* START Supplied information *

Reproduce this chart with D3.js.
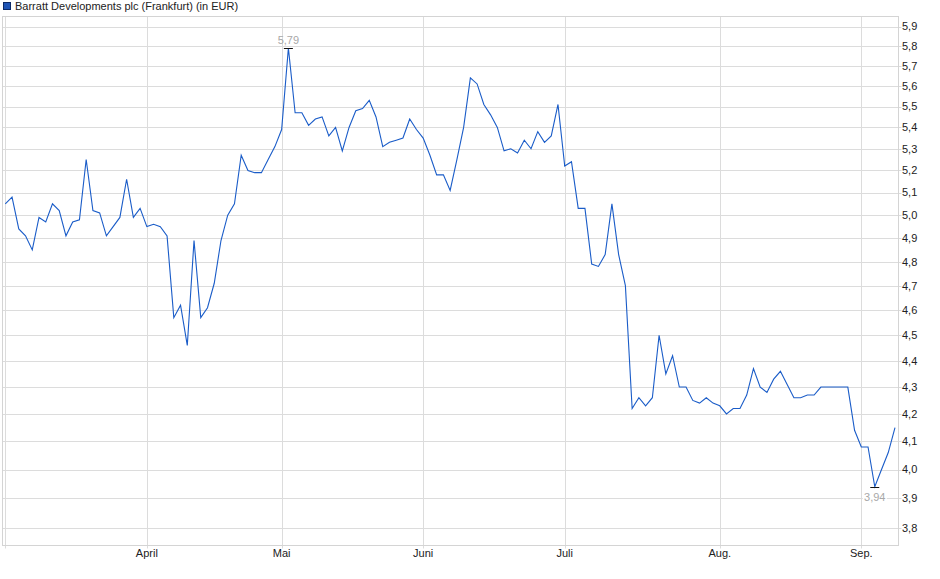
<!DOCTYPE html>
<meta charset="utf-8">
<html>
<head>
<style>
  body { margin: 0; background: #fff; }
  svg text { font-family: "Liberation Sans", Arial, sans-serif; font-size: 11px; }
</style>
</head>
<body>
<script src="https://cdnjs.cloudflare.com/ajax/libs/d3/7.8.5/d3.min.js"></script>
<script type="text/javascript">
// closing prices, one per trading day (EUR)
var prices = [
  5.05, 5.08, 4.94, 4.91, 4.85, 4.99, 4.97, 5.05, 5.02, 4.91,
  4.97, 4.98, 5.25, 5.02, 5.01, 4.91, 4.95, 4.99, 5.16, 4.99,
  5.03, 4.95, 4.96, 4.95, 4.91, 4.57, 4.62, 4.46, 4.89, 4.57,
  4.61, 4.71, 4.89, 5.00, 5.05, 5.27, 5.20, 5.19, 5.19, 5.25,
  5.31, 5.39, 5.79, 5.47, 5.47, 5.41, 5.44, 5.45, 5.36, 5.40,
  5.29, 5.40, 5.48, 5.49, 5.53, 5.45, 5.31, 5.33, 5.34, 5.35,
  5.44, 5.39, 5.35, 5.27, 5.18, 5.18, 5.11, 5.25, 5.40, 5.64,
  5.61, 5.51, 5.46, 5.40, 5.29, 5.30, 5.28, 5.34, 5.30, 5.38,
  5.33, 5.36, 5.51, 5.22, 5.24, 5.03, 5.03, 4.79, 4.78, 4.83,
  5.05, 4.83, 4.70, 4.22, 4.26, 4.23, 4.26, 4.50, 4.35, 4.42,
  4.30, 4.30, 4.25, 4.24, 4.26, 4.24, 4.23, 4.20, 4.22, 4.22,
  4.27, 4.37, 4.30, 4.28, 4.33, 4.36, 4.31, 4.26, 4.26, 4.27,
  4.27, 4.30, 4.30, 4.30, 4.30, 4.30, 4.14, 4.08, 4.08, 3.94,
  4.00, 4.06, 4.15
];

// first trading day of each month (index into prices) and its label
var monthIdx = [0, 21, 41, 62, 83, 106, 127];
var monthLabels = ["", "April", "Mai", "Juni", "Juli", "Aug.", "Sep."];

var yTicks = [3.8, 3.9, 4.0, 4.1, 4.2, 4.3, 4.4, 4.5, 4.6, 4.7, 4.8,
              4.9, 5.0, 5.1, 5.2, 5.3, 5.4, 5.5, 5.6, 5.7, 5.8, 5.9];

var title = "Barratt Developments plc (Frankfurt) (in EUR)";

var W = 940, H = 579;
var pLeft = 2.5, pRight = 898.5, pTop = 16.5, pBottom = 545.5;

var svg = d3.select("body").append("svg")
    .attr("width", W)
    .attr("height", H);

var x = d3.scaleLinear()
    .domain([0, prices.length - 1])
    .range([5.3, 895]);

var y = d3.scaleLog()
    .domain([3.742, 5.952])
    .range([pBottom, pTop]);

var fmt = function (v) { return d3.format(".1f")(v).replace(".", ","); };
var fmt2 = function (v) { return d3.format(".2f")(v).replace(".", ","); };

// horizontal grid
svg.append("g").selectAll("line")
    .data(yTicks)
    .enter().append("line")
    .attr("x1", pLeft).attr("x2", pRight + 3)
    .attr("y1", function (d) { return Math.round(y(d)) + 0.5; })
    .attr("y2", function (d) { return Math.round(y(d)) + 0.5; })
    .style("stroke", "#dcdcdc");

// vertical grid at month starts
svg.append("g").selectAll("line")
    .data(monthIdx)
    .enter().append("line")
    .attr("x1", function (d) { return Math.round(x(d)) + 0.5; })
    .attr("x2", function (d) { return Math.round(x(d)) + 0.5; })
    .attr("y1", pTop).attr("y2", pBottom + 3)
    .style("stroke", "#dcdcdc");

// frame
svg.append("rect")
    .attr("x", pLeft).attr("y", pTop)
    .attr("width", pRight - pLeft).attr("height", pBottom - pTop)
    .style("fill", "none")
    .style("stroke", "#d4d4d4");

// right axis labels
svg.append("g").selectAll("text")
    .data(yTicks)
    .enter().append("text")
    .attr("x", 902)
    .attr("y", function (d) { return y(d); })
    .attr("dy", "0.35em")
    .style("fill", "#222")
    .text(fmt);

// month labels
svg.append("g").selectAll("text")
    .data(monthIdx)
    .enter().append("text")
    .attr("x", function (d) { return x(d); })
    .attr("y", 557)
    .attr("text-anchor", "middle")
    .style("fill", "#222")
    .text(function (d, i) { return monthLabels[i]; });

// price line
var line = d3.line()
    .x(function (d, i) { return x(i); })
    .y(function (d) { return y(d); });

svg.append("path")
    .datum(prices)
    .attr("d", line)
    .style("fill", "none")
    .style("stroke", "#1a5cc8")
    .style("stroke-width", 1.1);

// max / min markers
var maxI = d3.maxIndex(prices), minI = d3.minIndex(prices);

[maxI, minI].forEach(function (i) {
  svg.append("line")
      .attr("x1", x(i) - 4.5).attr("x2", x(i) + 4.5)
      .attr("y1", Math.round(y(prices[i])) + 0.5)
      .attr("y2", Math.round(y(prices[i])) + 0.5)
      .style("stroke", "#111");
});

svg.append("text")
    .attr("x", x(maxI))
    .attr("y", y(prices[maxI]) - 4)
    .attr("text-anchor", "middle")
    .style("fill", "#a8a8a8")
    .text(fmt2(prices[maxI]));

var minLab = svg.append("g");
minLab.append("rect")
    .attr("x", x(minI) - 12).attr("y", y(prices[minI]) + 4)
    .attr("width", 24).attr("height", 13)
    .style("fill", "#fff");
minLab.append("text")
    .attr("x", x(minI))
    .attr("y", y(prices[minI]) + 14)
    .attr("text-anchor", "middle")
    .style("fill", "#a8a8a8")
    .text(fmt2(prices[minI]));

// legend
svg.append("rect")
    .attr("x", 3.5).attr("y", 2.5)
    .attr("width", 7).attr("height", 7)
    .style("fill", "#1f55b5")
    .style("stroke", "#0d2a66");

svg.append("text")
    .attr("x", 15)
    .attr("y", 10)
    .style("fill", "#222")
    .text(title);
</script>
</body>
</html>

* END Supplied information *

*Aim*: Copy out every line of the material above exactly, skipping the pictures.

*Expected answer*:
Reproduce this chart with D3.js.
<!DOCTYPE html>
<meta charset="utf-8">
<html>
<head>
<style>
  body { margin: 0; background: #fff; }
  svg text { font-family: "Liberation Sans", Arial, sans-serif; font-size: 11px; }
</style>
</head>
<body>
<script src="https://cdnjs.cloudflare.com/ajax/libs/d3/7.8.5/d3.min.js"></script>
<script type="text/javascript">
// closing prices, one per trading day (EUR)
var prices = [
  5.05, 5.08, 4.94, 4.91, 4.85, 4.99, 4.97, 5.05, 5.02, 4.91,
  4.97, 4.98, 5.25, 5.02, 5.01, 4.91, 4.95, 4.99, 5.16, 4.99,
  5.03, 4.95, 4.96, 4.95, 4.91, 4.57, 4.62, 4.46, 4.89, 4.57,
  4.61, 4.71, 4.89, 5.00, 5.05, 5.27, 5.20, 5.19, 5.19, 5.25,
  5.31, 5.39, 5.79, 5.47, 5.47, 5.41, 5.44, 5.45, 5.36, 5.40,
  5.29, 5.40, 5.48, 5.49, 5.53, 5.45, 5.31, 5.33, 5.34, 5.35,
  5.44, 5.39, 5.35, 5.27, 5.18, 5.18, 5.11, 5.25, 5.40, 5.64,
  5.61, 5.51, 5.46, 5.40, 5.29, 5.30, 5.28, 5.34, 5.30, 5.38,
  5.33, 5.36, 5.51, 5.22, 5.24, 5.03, 5.03, 4.79, 4.78, 4.83,
  5.05, 4.83, 4.70, 4.22, 4.26, 4.23, 4.26, 4.50, 4.35, 4.42,
  4.30, 4.30, 4.25, 4.24, 4.26, 4.24, 4.23, 4.20, 4.22, 4.22,
  4.27, 4.37, 4.30, 4.28, 4.33, 4.36, 4.31, 4.26, 4.26, 4.27,
  4.27, 4.30, 4.30, 4.30, 4.30, 4.30, 4.14, 4.08, 4.08, 3.94,
  4.00, 4.06, 4.15
];

// first trading day of each month (index into prices) and its label
var monthIdx = [0, 21, 41, 62, 83, 106, 127];
var monthLabels = ["", "April", "Mai", "Juni", "Juli", "Aug.", "Sep."];

var yTicks = [3.8, 3.9, 4.0, 4.1, 4.2, 4.3, 4.4, 4.5, 4.6, 4.7, 4.8,
              4.9, 5.0, 5.1, 5.2, 5.3, 5.4, 5.5, 5.6, 5.7, 5.8, 5.9];

var title = "Barratt Developments plc (Frankfurt) (in EUR)";

var W = 940, H = 579;
var pLeft = 2.5, pRight = 898.5, pTop = 16.5, pBottom = 545.5;

var svg = d3.select("body").append("svg")
    .attr("width", W)
    .attr("height", H);

var x = d3.scaleLinear()
    .domain([0, prices.length - 1])
    .range([5.3, 895]);

var y = d3.scaleLog()
    .domain([3.742, 5.952])
    .range([pBottom, pTop]);

var fmt = function (v) { return d3.format(".1f")(v).replace(".", ","); };
var fmt2 = function (v) { return d3.format(".2f")(v).replace(".", ","); };

// horizontal grid
svg.append("g").selectAll("line")
    .data(yTicks)
    .enter().append("line")
    .attr("x1", pLeft).attr("x2", pRight + 3)
    .attr("y1", function (d) { return Math.round(y(d)) + 0.5; })
    .attr("y2", function (d) { return Math.round(y(d)) + 0.5; })
    .style("stroke", "#dcdcdc");

// vertical grid at month starts
svg.append("g").selectAll("line")
    .data(monthIdx)
    .enter().append("line")
    .attr("x1", function (d) { return Math.round(x(d)) + 0.5; })
    .attr("x2", function (d) { return Math.round(x(d)) + 0.5; })
    .attr("y1", pTop).attr("y2", pBottom + 3)
    .style("stroke", "#dcdcdc");

// frame
svg.append("rect")
    .attr("x", pLeft).attr("y", pTop)
    .attr("width", pRight - pLeft).attr("height", pBottom - pTop)
    .style("fill", "none")
    .style("stroke", "#d4d4d4");

// right axis labels
svg.append("g").selectAll("text")
    .data(yTicks)
    .enter().append("text")
    .attr("x", 902)
    .attr("y", function (d) { return y(d); })
    .attr("dy", "0.35em")
    .style("fill", "#222")
    .text(fmt);

// month labels
svg.append("g").selectAll("text")
    .data(monthIdx)
    .enter().append("text")
    .attr("x", function (d) { return x(d); })
    .attr("y", 557)
    .attr("text-anchor", "middle")
    .style("fill", "#222")
    .text(function (d, i) { return monthLabels[i]; });

// price line
var line = d3.line()
    .x(function (d, i) { return x(i); })
    .y(function (d) { return y(d); });

svg.append("path")
    .datum(prices)
    .attr("d", line)
    .style("fill", "none")
    .style("stroke", "#1a5cc8")
    .style("stroke-width", 1.1);

// max / min markers
var maxI = d3.maxIndex(prices), minI = d3.minIndex(prices);

[maxI, minI].forEach(function (i) {
  svg.append("line")
      .attr("x1", x(i) - 4.5).attr("x2", x(i) + 4.5)
      .attr("y1", Math.round(y(prices[i])) + 0.5)
      .attr("y2", Math.round(y(prices[i])) + 0.5)
      .style("stroke", "#111");
});

svg.append("text")
    .attr("x", x(maxI))
    .attr("y", y(prices[maxI]) - 4)
    .attr("text-anchor", "middle")
    .style("fill", "#a8a8a8")
    .text(fmt2(prices[maxI]));

var minLab = svg.append("g");
minLab.append("rect")
    .attr("x", x(minI) - 12).attr("y", y(prices[minI]) + 4)
    .attr("width", 24).attr("height", 13)
    .style("fill", "#fff");
minLab.append("text")
    .attr("x", x(minI))
    .attr("y", y(prices[minI]) + 14)
    .attr("text-anchor", "middle")
    .style("fill", "#a8a8a8")
    .text(fmt2(prices[minI]));

// legend
svg.append("rect")
    .attr("x", 3.5).attr("y", 2.5)
    .attr("width", 7).attr("height", 7)
    .style("fill", "#1f55b5")
    .style("stroke", "#0d2a66");

svg.append("text")
    .attr("x", 15)
    .attr("y", 10)
    .style("fill", "#222")
    .text(title);
</script>
</body>
</html>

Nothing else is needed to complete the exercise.